We hear the term “real-time” a lot. But “real-time” can mean everything from instantaneous to several seconds or even minutes. The industry has not properly defined a real timeliness of the term “real-time”. This can make it very confusing for business users. If you’re in the financial industry, even sub-second “real-time” could mean the difference between a profit or a loss.
A lot of the difference in “real-time” comes not in how we perceive “real-time”, but how we process “real-time”.
Some “real-time” systems collate data and acts on it based on a sample size. A good example of this may be a utilities company. It collects statuses from smartmeters within a community, and when enough smartmeters report an outage, then the given area may be deemed to have an outage. Similarly, some fraud detection systems work this way – looking at groups of transactions and generates a pattern that can be matched against known fraudulent activity resulting in those transactions (and similar transactions) being marked for further investigation.
On the other hand, some “real-time” systems have to react immediately to an event. A trading system may react to any form of a network delay (or increased latency), and deploy remedial processes to ensure that the system has maximum bandwidth so that trades can be completed within minimal time.
The challenge with either approach is that the edge “real-time” systems and the core datawarehousing systems may not be compatible in terms of schemas, messaging or even updating policies.
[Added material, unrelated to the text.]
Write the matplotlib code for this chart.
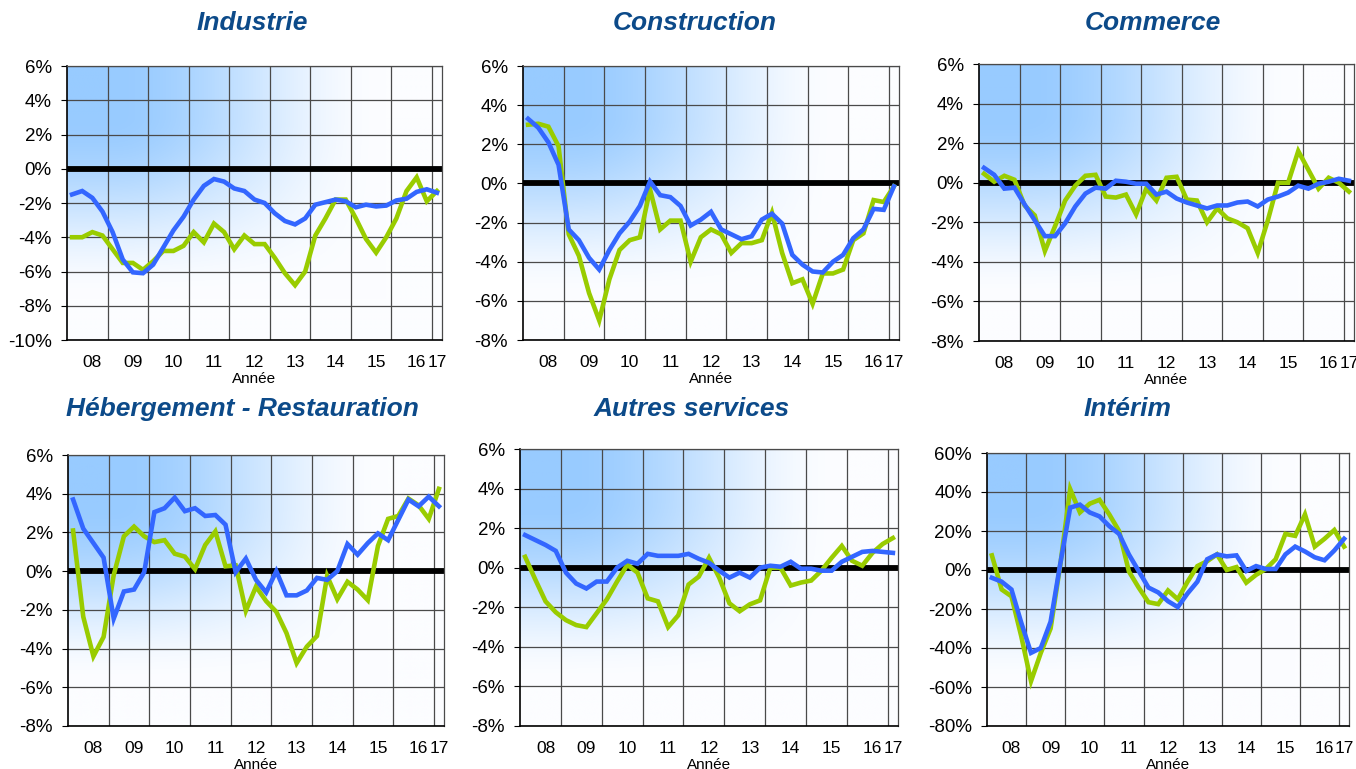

A core system may update its machine-learned patterns on a daily basis, while an edge system may be updating its machine-learned patterns hourly. Also, the core (enterprise) datawarehouse may be running a relational database, while the edge systems may run a non-relational database that requires an ETL process to update the core system.
All of these processes adds latency. All of these processes changes the real-timeliness of a “real-time” system.
So, in order to optimize (and the term optimize is used here, with no specific context, as each business and/or process will have its own concept of optimization), it is necessary to have data integration at the edge system, at the core system, and between the edge and core systems.
Recently, Informatica, best known for its data integration solutions for core systems, released its real-time Big Data capabilities. Using a combination of its products including RulePoint CEP, Ultra Messaging, B2B Data Exchange, Vibe Data Stream, PowerExchange and PowerCenter, Informatica has adapted its solutions to enable data integration for streaming data analytics.
In essence, it allows edge and core systems to interchange data seamlessly. It allows data to flow from edge systems performing streaming analytics to core systems that provide historic, strategic and predictive analytics across a wide number of datasets. In developing these solutions, Informatica has focused on reducing latency. Informatica claims to be able to deal with a desired latency spectrum that ranges from 50ns through 500ms.
Users can now have a consistent interface for data integration, event monitoring and policy enforcement all the way from the point of data capture through to archive. By allowing business users to take a self-service approach to developing rules, Informatica has remove the need to learn to code.
“Real-time” however it is defined by a business needs the ability to create transparency and more importantly standardization. This goes for infrastructure through to the data. With “real-time” systems increasing playing a role in generating competitive advantage and customer satisfaction, the need for data integration that starts at the edge, and is consistent through to the core datawarehouse becomes critical for any business that understands the value of data.